Renishaw floated on the Unlisted Securities Market in 1983, and gained a full listing on the London Stock Exchange in November 1984. In 2006, the Company bought 'itp', a German manufacturer of precision styli. In early 2009, the global recession reached Renishaw, resulting in a large proportion of the workforce being placed "at risk".

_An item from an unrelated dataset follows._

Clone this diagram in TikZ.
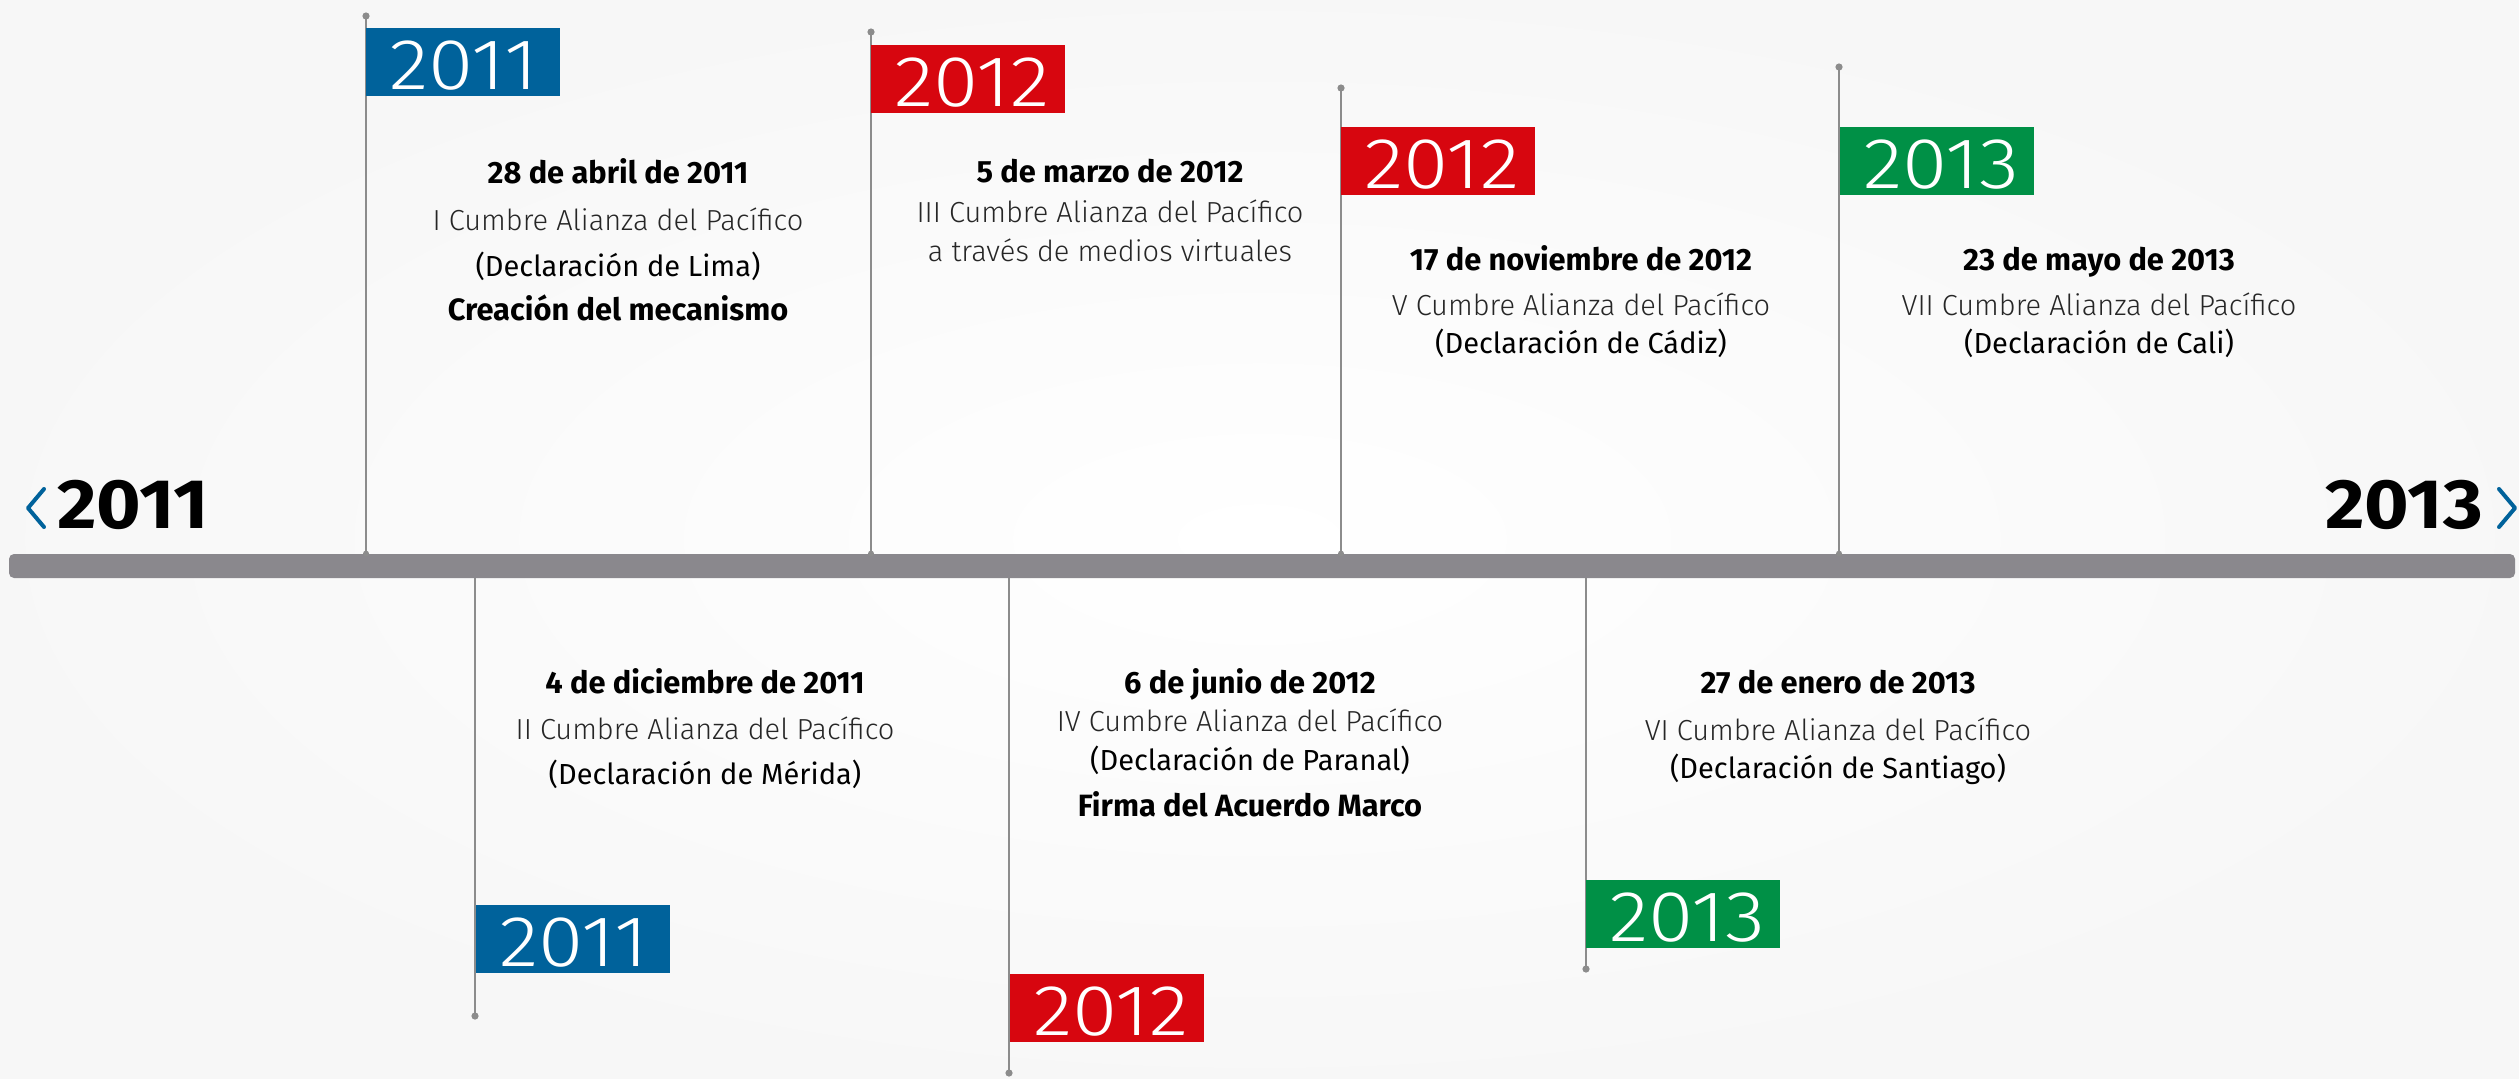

In 2010, Renishaw bought a stake (and subsequently took complete control) of Measuring Devices Ltd, a company providing a range of services in the field of surveying equipment. In 2011, Renishaw purchased the 400,000 sq ft Bosch plant in Miskin, Wales.

==Operations==
The company's product portfolio includes touch probes for CNC machine tools, calibration systems that optimise the performance of CNC machinery, linear encoder systems, rotary encoder systems, additive manufacturing machines, dental CAD/CAM systems, Raman spectroscopy and medical devices for functional neurosurgery applications.

==Locations==
Renishaw's main offices are situated in an old watermill, together with several new buildings, on a 26 acre site, near Nailsworth, Gloucestershire. The company has a machine shop located at Stonehouse, Gloucestershire, and an assembly facility at Woodchester, both near Stroud. There are further assembly facilities in Dublin (Ireland) and Pune (India). Renishaw also has research facilities located in Wotton-under-Edge, Edinburgh and Ljubljana.

==Sale of Renishaw==
On 2 March 2021, David McMurtry and John Deer indicated that they wished to dispose of their entire holdings in Renishaw, comprising some 53% of the shares, as 'we recognise that neither of us is getting any younger'. The Renishaw board then announced that it was launching a formal sale process for the entire company. This process was terminated on 7 July 2021, the board concluding that none of the proposals met their objectives.